While talking to a friend of mine I mention to her, “I am writing an article on bats in Mumbai.” She says, “Ewww! Bats? I hate bats.” During my talks with school students on these flying mammals when I ask them how many of them hate bats almost 90% of the class say yes.
A bat is a very mysterious animal which inspires feelings of fear, aversion and loathing as creatures of the night. So much is the effect of these creatures that we even have a comic character named after them – BATMAN, portraying a fearsome superhero fighting crime. The reason for this could be that for many centuries bats have been associated with evil forces and still suffer from superstitions and prejudices. Many cultures all over the globe consider bats as ill omens and signs of bad luck. All these have not lead to the bat as an animal getting any particular sympathy and instead they have been persecuted by humans.
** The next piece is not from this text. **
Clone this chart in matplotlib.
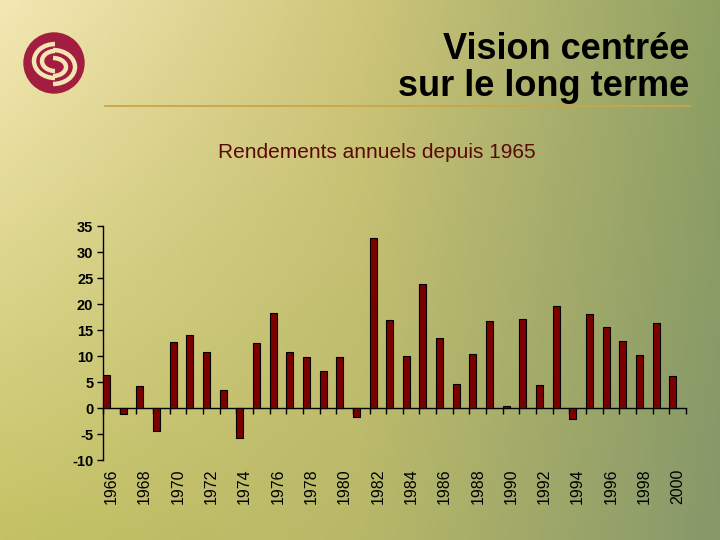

In a city like Mumbai, on the rapid road to development finding bats can be considered a rarity. However, bats are still existent in the city although their numbers are dwindling. There are 119 species of bats found in India out of which, 8 species of bats are found in the Mumbai region. The Indian Fruit bat, also called the Indian Flying fox, the largest bat found in the city is most abundant. Besides the fruit bats we also have other species of insectivorous bats in the city.
These bats are mostly found roosting on big old trees; however they can also be found in many old structures such as houses, caves and temples. In Mumbai, you can see them in the area around Five Gardens, around the Chhatrapati Shivaji Maharaj Vastu Sangrahalaya in Kalaghoda and many other places in the city with large trees which acts like roosts for bats.
Bats feed on a variety of fruits and insects. Thus they acts as important seed dispersers and pest controllers, feeding on insects like mosquitoes. Road construction, housing projects and felling of trees are threatening bats in our city. Habitat destruction is a major threat to bats as people living around bat colonies consider them to be a bad omen. Trees in which bats live are hacked and caves are fumigated so that the bats leave them. Contrary to popular notion, bats do not feed on human blood and only bite when they feel threatened.
Can we save these furry, leathery winged creatures from the dangers they face in our city? Yes, we can. The biggest threat that they face is our perception of bats. Creating awareness amongst the citizens about bats, how important they are to our fragile ecosystem and how they mean us no harm can go a long way in conserving them.